Opinion
2020–01662 Index No. 369/17
06-22-2022
Armienti, DeBellis & Rhoden, LLP, New York, NY (Vanessa M. Corchia of counsel), for appellants. Elefterakis, Elefterakis & Panek, New York, NY (Michael S. Marron of counsel), for respondent.
Armienti, DeBellis & Rhoden, LLP, New York, NY (Vanessa M. Corchia of counsel), for appellants.
Elefterakis, Elefterakis & Panek, New York, NY (Michael S. Marron of counsel), for respondent.
FRANCESCA E. CONNOLLY, J.P., REINALDO E. RIVERA, ROBERT J. MILLER, PAUL WOOTEN, JJ.
DECISION & ORDER In an action to recover damages for personal injuries, the defendants Metropolitan Transportation Authority, MTA Bus Company, NYC Transit Authority, and Cory Marcel Smith appeal from an order of the Supreme Court, Queens County (Joseph Risi, J.), entered November 7, 2019. The order, insofar as appealed from, denied those branches of those defendants’ motion which were to compel the plaintiff to appear for further deposition and medical examinations, and pursuant to CPLR 3126 to preclude the plaintiff from offering evidence on the issue of damages at trial or in opposition to any motion for summary judgment.
ORDERED that the order is modified, on the law and in the exercise of discretion, by deleting the provision thereof denying that branch of the motion of the defendants Metropolitan Transportation Authority, MTA Bus Company, NYC Transit Authority, and Cory Marcel Smith which was to compel the plaintiff to appear for further deposition and medical examinations, and substituting therefor a provision granting that branch of the motion; as so modified, the order is affirmed insofar as appealed from, with costs payable by the plaintiff to the defendants Metropolitan Transportation Authority, MTA Bus Company, NYC Transit Authority, and Cory Marcel Smith.
The plaintiff commenced this action against the defendants Metropolitan Transportation Authority, MTA Bus Company, NYC Transit Authority, and Cory Marcel Smith (hereinafter collectively the defendants), among others, to recover damages for personal injuries he allegedly sustained in a motor vehicle accident that took place on January 28, 2016 (hereinafter the subject accident).

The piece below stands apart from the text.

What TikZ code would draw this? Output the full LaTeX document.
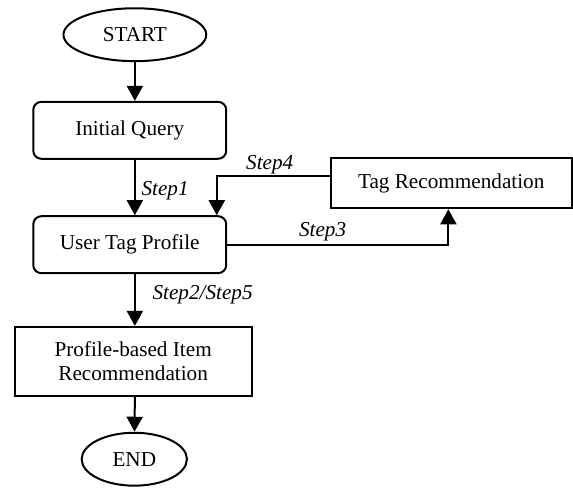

The plaintiff filed a note of issue on or about July 9, 2018. On January 22, 2019, the defendants learned that the plaintiff allegedly had suffered injuries in a motor vehicle accident that occurred on August 1, 2018 (hereinafter the subsequent accident). The defendants demanded, inter alia, that the plaintiff supply authorizations for medical providers relating to the care he received for the injuries he suffered in the subsequent accident and that the plaintiff appear for further deposition and medical examinations.
Thereafter, the defendants moved, inter alia, to compel the plaintiff to appear for further deposition and medical examinations, and pursuant to CPLR 3126 to preclude the plaintiff from offering evidence on the issue of damages at trial or in opposition to any motion for summary judgment. The Supreme Court denied those branches of the motion, and the defendants appeal.
Under the circumstances of this case, the Supreme Court should have granted that branch of the defendants’ motion which was to compel the plaintiff to appear for further deposition and medical examinations. After the filing of the note of issue, the defendants became aware that the plaintiff had been involved in the subsequent accident. This constituted unusual or unanticipated circumstances warranting additional discovery, including a further deposition and medical examination of the plaintiff (see 22 NYCRR 202.21 [d]; Gelin v. New York City Tr. Auth., 189 A.D.3d 789, 793, 137 N.Y.S.3d 452 ; Lopez v. Kelly St. Realty, Inc., 106 A.D.3d 534, 535, 965 N.Y.S.2d 111 ; Everhardt v. Klotzbach, 306 A.D.2d 869, 870, 761 N.Y.S.2d 898 ; see also CPLR 3101 ).
However, the Supreme Court providently exercised its discretion in denying that branch of the defendants’ motion which was pursuant to CPLR 3126 to preclude the plaintiff from offering evidence on the issue of damages at trial or in opposition to any motion for summary judgment. "Precluding a party from presenting evidence is a drastic remedy which generally requires a showing that the party's conduct is willful and contumacious" ( Cioffi v. S.M. Foods, Inc., 142 A.D.3d 526, 528, 36 N.Y.S.3d 664 ). Here, the defendants failed to make such a showing (see Santigate v. Linsalata, 304 A.D.2d 639, 641, 759 N.Y.S.2d 100 ).
The parties’ remaining contentions either are improperly raised for the first time on appeal or need not be addressed in light of our determination.
We have not considered matter dehors the record referred to in the plaintiff's brief (see Listwon v. 500 Metro. Owner, LLC, 188 A.D.3d 1028, 1031, 136 N.Y.S.3d 106 ).
CONNOLLY, J.P., RIVERA, MILLER and WOOTEN, JJ., concur.